Quo Vadis, Britannia

 

En diciembre de 1962, medio siglo antes de que David Cameron pronunciara su esperado discurso sobre la UE, un ex secretario de Estado americano, Dean Acheson, hacía una intervención en la academia militar de West Point, en la que acuñó la expresión de que Gran Bretaña había quería mantenerse aparte de Europa, consolidar una relación especial con EE UU y jugar un papel destacado como líder de la Commonwealth. El primer ministro, el conservador Harold Macmillan, sacó a relucir el orgullo patriótico y señaló que Acheson se equivocaba con Gran Bretaña, al igual que Felipe II, Luis XIV, Napoleón, el Kaiser y Hitler. Recordó que ninguno de ellos había conseguido doblegar a su país, pero esto no era lo que Acheson planteaba, pues sólo se limitaba a preguntar “Quo vadis, Britannia?”. Si los británicos rechazaban a Europa, no podían engañarse con que encontrarían una vía de escape en la Commonwealth, una organización, a decir de Acheson, sin estructura política, unidad o empuje. Pero tampoco deberían confiar en la consistencia de la relación especial angloamericana, que tanto defendiera Churchill, y Acheson recordó de manera cruda la conocida sentencia de Lord Palmerston: las naciones no tienen ni amigos ni enemigos eternos, pues lo único eterno son sus intereses.

Las observaciones de Acheson vuelven a ser de actualidad tras el discurso de Cameron. ¿Pasa el futuro del Reino Unido por un reforzamiento de la relación especial con EE UU, que empieza a verse a sí misma como una potencia del Pacífico, o por quedarse de perfil en una Europa que representa más de la mitad de sus exportaciones? Cameron ha sido capaz de recordar las enseñanzas de la historia reciente de Europa, desde la II Guerra Mundial a la caída del Muro de Berlín, o la evolución de las relaciones del Reino Unido con el continente, indispensables para su seguridad y estabilidad. Cameron se sigue identificando con Europa, pero la reduce a un mercado único. Las carencias de ese mercado en los sectores de los servicios, la energía o las telecomunicaciones son lo único que parece preocupar al premier británico.

Su perspectiva es la del librecambio global, en la que la palabra mágica es competitividad, y que está reñido con las reglamentaciones que ralentizan el crecimiento económico. Incluso las instituciones europeas son percibidas como un obstáculo en la carrera en que compiten las economías mundiales. No hay ni rastro en el discurso del “conservadurismo compasivo” atribuido a Cameron, más propicio a identificarse con el Estado benefactor de Disraeli que con el liberalismo manchesteriano de Margaret Thatcher. Pero es comprensible porque el tema abordado es Europa, un oportuno chivo expiatorio para todo tipo de nacionalismos, y el británico no es una excepción. En consecuencia, “la unión cada vez más estrecha entre los pueblos de Europa”, conforme al art.3 del Tratado de Lisboa, es asimilada a la relación entre los individuos de las diversas naciones, pues no existe un pueblo europeo, y la integración se reduce a una extensa área de libre de comercio.

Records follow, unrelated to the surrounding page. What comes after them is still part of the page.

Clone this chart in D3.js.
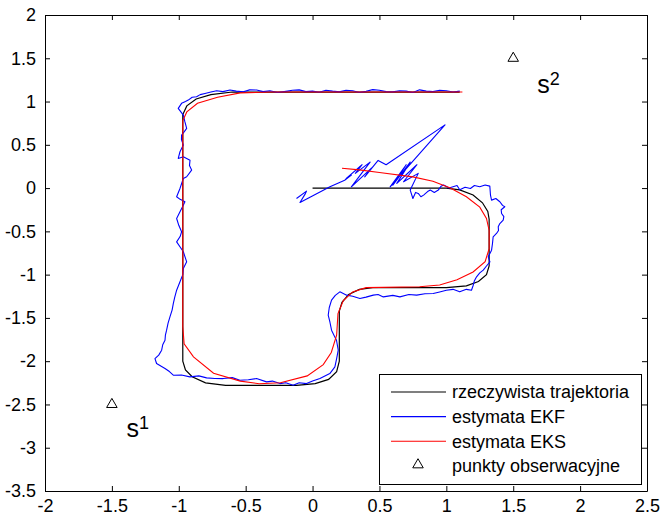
<!DOCTYPE html>
<html>
<head>
<meta charset="utf-8">
<script src="https://cdn.jsdelivr.net/npm/d3@7/dist/d3.min.js"></script>
<style>
  body { margin: 0; background: #fff; }
  text { font-family: "Liberation Sans", Arial, sans-serif; fill: #000; }
</style>
</head>
<body>
<script>
// tick values
var xTicks = [-2, -1.5, -1, -0.5, 0, 0.5, 1, 1.5, 2, 2.5];
var yTicks = [-3.5, -3, -2.5, -2, -1.5, -1, -0.5, 0, 0.5, 1, 1.5, 2];

// true trajectory [x, y]
var truePath = [
  [0, 0], [1.0, 0], [1.1, -0.02], [1.2, -0.08], [1.27, -0.17], [1.31, -0.27], [1.32, -0.36],
  [1.32, -0.9], [1.3, -1.0], [1.24, -1.08], [1.15, -1.13], [1.0, -1.15],
  [0.45, -1.15], [0.35, -1.17], [0.27, -1.23], [0.22, -1.32], [0.2, -1.42],
  [0.2, -2.0], [0.18, -2.12], [0.12, -2.21], [0.02, -2.26], [-0.12, -2.28],
  [-0.65, -2.28], [-0.8, -2.25], [-0.9, -2.18], [-0.95, -2.1], [-0.97, -2.0],
  [-0.97, 0.85], [-0.94, 0.95], [-0.87, 1.03], [-0.76, 1.08], [-0.6, 1.11],
  [1.1, 1.11]
];

// EKF estimate [x, y]
var ekfPath = [
  [-0.12, -0.12], [-0.045, -0.035], [-0.057, -0.073], [-0.094, -0.166], [0.13, 0.015],
  [0.24, 0.09], [0.29, 0.15], [0.25, 0.11], [0.37, 0.27], [0.32, 0.17], [0.43, 0.30],
  [0.29, 0.015], [0.44, 0.23], [0.39, 0.13], [0.49, 0.32], [0.55, 0.27],
  [0.99, 0.73], [0.58, 0.015], [0.70, 0.27], [0.60, 0.035], [0.73, 0.30], [0.63, 0.054],
  [0.78, 0.27], [0.68, 0.073], [0.79, 0.17], [0.73, -0.023], [0.75, -0.12], [0.77, -0.05],
  [0.79, -0.062], [0.81, -0.10], [0.83, -0.081], [0.86, -0.04], [0.88, -0.023],
  [0.91, -0.05], [0.94, -0.023], [0.96, 0.02], [0.98, 0.035], [1.02, 0.0], [1.05, 0.015],
  [1.08, 0.03], [1.10, -0.02], [1.14, 0.01], [1.18, -0.004], [1.21, 0.03], [1.25, 0.015],
  [1.29, 0.035], [1.325, 0.023], [1.33, -0.08], [1.338, -0.139], [1.37, -0.12],
  [1.40, -0.158], [1.42, -0.2], [1.437, -0.216], [1.41, -0.25], [1.413, -0.293],
  [1.43, -0.33], [1.425, -0.37], [1.40, -0.41], [1.388, -0.447], [1.39, -0.49],
  [1.375, -0.524], [1.35, -0.563], [1.345, -0.64], [1.338, -0.717], [1.313, -0.794],
  [1.326, -0.852], [1.30, -0.90], [1.276, -0.948], [1.25, -0.98], [1.226, -1.025],
  [1.21, -1.07], [1.201, -1.122], [1.188, -1.18], [1.15, -1.17], [1.1, -1.199],
  [1.05, -1.17], [1.0, -1.18], [0.95, -1.2], [0.902, -1.218], [0.84, -1.22],
  [0.778, -1.237], [0.72, -1.23], [0.653, -1.257], [0.6, -1.24], [0.529, -1.257],
  [0.49, -1.23], [0.454, -1.237], [0.40, -1.26], [0.354, -1.276], [0.30, -1.25],
  [0.255, -1.237], [0.204, -1.199], [0.17, -1.24], [0.142, -1.295], [0.125, -1.38],
  [0.117, -1.469], [0.13, -1.55], [0.142, -1.642], [0.16, -1.7], [0.179, -1.758],
  [0.192, -1.873], [0.18, -1.97], [0.167, -2.066], [0.129, -2.143], [0.055, -2.201],
  [0.0, -2.23], [-0.045, -2.259], [-0.1, -2.25], [-0.145, -2.278], [-0.2, -2.25],
  [-0.244, -2.259], [-0.3, -2.23], [-0.344, -2.239], [-0.419, -2.201], [-0.48, -2.215],
  [-0.543, -2.22], [-0.6, -2.19], [-0.668, -2.201], [-0.73, -2.2], [-0.792, -2.193],
  [-0.85, -2.17], [-0.917, -2.181], [-0.98, -2.16], [-1.041, -2.162], [-1.07, -2.12],
  [-1.103, -2.085], [-1.166, -2.027], [-1.178, -1.97], [-1.15, -1.93], [-1.128, -1.873],
  [-1.12, -1.81], [-1.103, -1.758], [-1.10, -1.7], [-1.091, -1.642], [-1.08, -1.56],
  [-1.066, -1.488], [-1.05, -1.41], [-1.041, -1.334], [-1.03, -1.26], [-1.016, -1.18],
  [-0.991, -1.083], [-0.97, -1.0], [-0.966, -0.929], [-0.941, -0.852], [-0.966, -0.736],
  [-0.99, -0.68], [-1.016, -0.621], [-0.99, -0.56], [-0.979, -0.505], [-1.0, -0.43],
  [-1.016, -0.351], [-0.991, -0.274], [-0.97, -0.21], [-0.954, -0.158], [-0.99, -0.13],
  [-1.016, -0.1], [-0.991, -0.004], [-0.966, 0.111], [-0.941, 0.131], [-0.904, 0.208],
  [-0.92, 0.26], [-0.916, 0.323], [-0.966, 0.362], [-1.004, 0.343], [-0.991, 0.42],
  [-0.966, 0.497], [-0.98, 0.56], [-0.979, 0.613], [-0.96, 0.65], [-0.941, 0.69],
  [-0.955, 0.77], [-0.966, 0.844], [-1.004, 0.921], [-0.979, 0.979], [-0.95, 1.0],
  [-0.929, 1.017], [-0.9, 1.05], [-0.867, 1.056], [-0.84, 1.08], [-0.804, 1.094],
  [-0.76, 1.11], [-0.717, 1.125], [-0.67, 1.115], [-0.617, 1.133], [-0.57, 1.12],
  [-0.518, 1.113], [-0.47, 1.135], [-0.418, 1.133], [-0.37, 1.115], [-0.319, 1.125],
  [-0.26, 1.105], [-0.2, 1.118], [-0.15, 1.13], [-0.1, 1.135], [-0.05, 1.115],
  [0.0, 1.12], [0.05, 1.108], [0.1, 1.13], [0.15, 1.12], [0.2, 1.112], [0.25, 1.13],
  [0.3, 1.125], [0.35, 1.105], [0.4, 1.118], [0.45, 1.138], [0.5, 1.13], [0.55, 1.115],
  [0.6, 1.112], [0.65, 1.125], [0.7, 1.12], [0.75, 1.105], [0.8, 1.135], [0.85, 1.12],
  [0.9, 1.115], [0.95, 1.13], [1.0, 1.125], [1.05, 1.11], [1.1, 1.12]
];

// EKS estimate [x, y]
var eksPath = [
  [0.22, 0.23], [0.35, 0.21], [0.5, 0.18], [0.75, 0.13], [0.9, 0.08], [1.03, 0.0],
  [1.15, -0.1], [1.25, -0.22], [1.3, -0.35], [1.32, -0.49], [1.32, -0.7], [1.29, -0.85],
  [1.2, -0.97], [1.08, -1.06], [0.95, -1.12], [0.8, -1.14], [0.4, -1.15], [0.3, -1.2],
  [0.23, -1.3], [0.19, -1.45], [0.18, -1.7], [0.14, -1.9], [0.08, -2.04], [-0.04, -2.17],
  [-0.24, -2.25], [-0.4, -2.26], [-0.54, -2.23], [-0.74, -2.14], [-0.89, -1.95],
  [-0.96, -1.8], [-0.97, -1.6], [-0.97, 0.78], [-0.94, 0.88], [-0.86, 0.98],
  [-0.71, 1.05], [-0.54, 1.1], [-0.3, 1.11], [1.12, 1.11]
];

// observation points
var obsPoints = [[-1.5, -2.5], [1.5, 1.5]];
var obsNames = ['1', '2'];
var obsLabelPos = [[-1.39, -2.88], [1.68, 1.1]];

var legendNames = ['rzeczywista trajektoria', 'estymata EKF', 'estymata EKS', 'punkty obserwacyjne'];
var legendColors = ['#000', '#0000ff', '#ff0000', null];

var width = 662, height = 519;
var margin = {left: 45, top: 15, right: 15, bottom: 28};

var svg = d3.select('body')
  .append('svg')
    .attr('width', width)
    .attr('height', height);

var x = d3.scaleLinear().domain([-2, 2.5]).range([margin.left, width - margin.right]);
var y = d3.scaleLinear().domain([-3.5, 2]).range([height - margin.bottom, margin.top]);

var tickLen = 5;

// axes: ticks inside, on all four sides
svg.append('g')
  .attr('transform', 'translate(0,' + y(-3.5) + ')')
  .call(d3.axisBottom(x).tickValues(xTicks).tickSizeInner(-tickLen).tickSizeOuter(0).tickPadding(8)
    .tickFormat(function(d) { return String(d); }));
svg.append('g')
  .attr('transform', 'translate(0,' + y(2) + ')')
  .call(d3.axisTop(x).tickValues(xTicks).tickSizeInner(-tickLen).tickSizeOuter(0).tickFormat(''));
svg.append('g')
  .attr('transform', 'translate(' + x(-2) + ',0)')
  .call(d3.axisLeft(y).tickValues(yTicks).tickSizeInner(-tickLen).tickSizeOuter(0).tickPadding(9)
    .tickFormat(function(d) { return String(d); }));
svg.append('g')
  .attr('transform', 'translate(' + x(2.5) + ',0)')
  .call(d3.axisRight(y).tickValues(yTicks).tickSizeInner(-tickLen).tickSizeOuter(0).tickFormat(''));

svg.selectAll('.tick text')
  .style('font-size', '18px')
  .style('font-family', '"Liberation Sans", Arial, sans-serif')
  .attr('fill', '#000');
svg.selectAll('.domain, .tick line').attr('stroke', '#000');

var line = d3.line()
  .x(function(d) { return x(d[0]); })
  .y(function(d) { return y(d[1]); });

svg.append('path').datum(truePath)
  .attr('d', line).attr('fill', 'none').attr('stroke', '#000').attr('stroke-width', 1.2);
svg.append('path').datum(ekfPath)
  .attr('d', line).attr('fill', 'none').attr('stroke', '#0000ff').attr('stroke-width', 1.1)
  .attr('stroke-linejoin', 'round');
svg.append('path').datum(eksPath)
  .attr('d', line).attr('fill', 'none').attr('stroke', '#ff0000').attr('stroke-width', 1.1);

var tri = d3.symbol().type(d3.symbolTriangle).size(48);

svg.selectAll('.obs')
  .data(obsPoints)
  .enter().append('path')
    .attr('class', 'obs')
    .attr('d', tri)
    .attr('transform', function(d) { return 'translate(' + x(d[0]) + ',' + y(d[1]) + ')'; })
    .attr('fill', 'none')
    .attr('stroke', '#000')
    .attr('stroke-width', 1);

var lbl = svg.selectAll('.obslbl')
  .data(obsLabelPos)
  .enter().append('text')
    .attr('class', 'obslbl')
    .attr('x', function(d) { return x(d[0]); })
    .attr('y', function(d) { return y(d[1]); })
    .style('font-size', '25px')
    .text('s');
lbl.append('tspan')
  .attr('dy', -8)
  .style('font-size', '18px')
  .text(function(d, i) { return obsNames[i]; });

// legend
var lg = svg.append('g');
lg.append('rect')
  .attr('x', 379.5).attr('y', 374.5)
  .attr('width', 262).attr('height', 110)
  .attr('fill', '#fff').attr('stroke', '#000').attr('stroke-width', 1);

for (i = 0; i < legendNames.length; i++) {
  var ry = 392 + i * 24.6;
  if (legendColors[i]) {
    lg.append('line')
      .attr('x1', 391).attr('x2', 446)
      .attr('y1', ry).attr('y2', ry)
      .attr('stroke', legendColors[i]).attr('stroke-width', 1.1);
  } else {
    lg.append('path')
      .attr('d', tri)
      .attr('transform', 'translate(418,' + (ry - 1) + ')')
      .attr('fill', 'none').attr('stroke', '#000');
  }
  lg.append('text')
    .attr('x', 452).attr('y', ry)
    .attr('dy', '0.35em')
    .style('font-size', '18px')
    .text(legendNames[i]);
}
</script>
</body>
</html>
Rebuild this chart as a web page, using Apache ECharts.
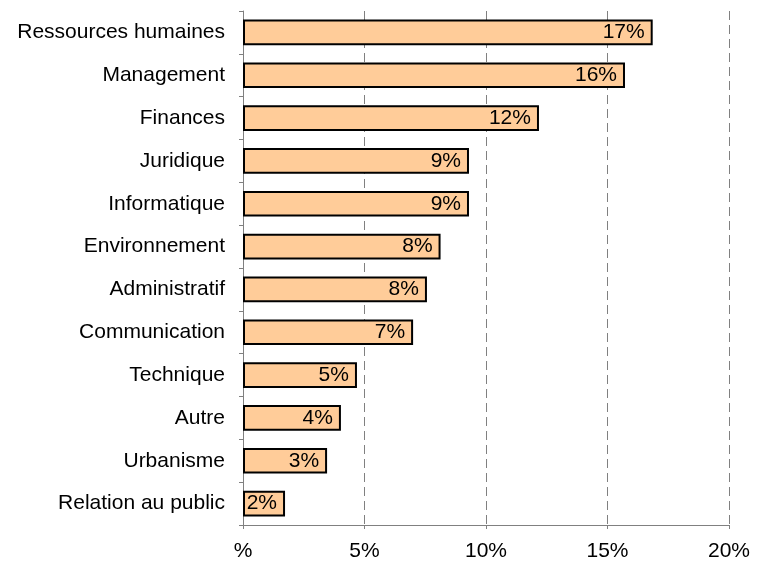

Sin embargo, el discurso de Cameron no alcanzará la categoría de histórico, como el de Thatcher en Brujas en 1988, en la época en que conseguía hacer valer la excepcionalidad británica en Europa. No será memorable porque responde a cálculos electorales. El premier es consciente de que la mayoría del electorado británico ha adoptado tesis euroescépticas y no quiere quedarse descolgado de la cita electoral de 2015, en la que los conservadores necesitan recuperar la mayoría absoluta. La promesa de un referéndum es una oportunidad de ganar votos, aunque la consulta está condenada a la ambigüedad desde el momento en el que no se plantea con el propósito de abandonar o de continuar en la UE. Sería sólo para renegociar el estatus del Reino Unido en la UE en consonancia con los intereses nacionales.

Supongamos que el referéndum llegara a celebrarse con un resultado favorable a la renegociación. El éxito de la misma no estaría garantizado al depender de la respuesta de los otros miembros de la UE. Cameron parece convencido de que Europa necesita el valor añadido del Reino Unido, aunque este se reduzca al mercado único o a determinadas iniciativas en la diplomacia común, pero ni aun así sus socios europeos accederán a todas sus peticiones. ¿Para qué habrá servido, entonces, el referéndum?

Con todo, a Cameron le queda la opción de defender una reforma de los tratados, en la que pueda colar gran parte de las pretensiones británicas, pero la actual crisis hace pensar que nadie desea grandes reformas, sino más bien minitratados, que puedan ser aprobados rápidamente, sobre la unión fiscal y bancaria, cuestiones que no interesan a un Reino Unido ausente de la zona euro.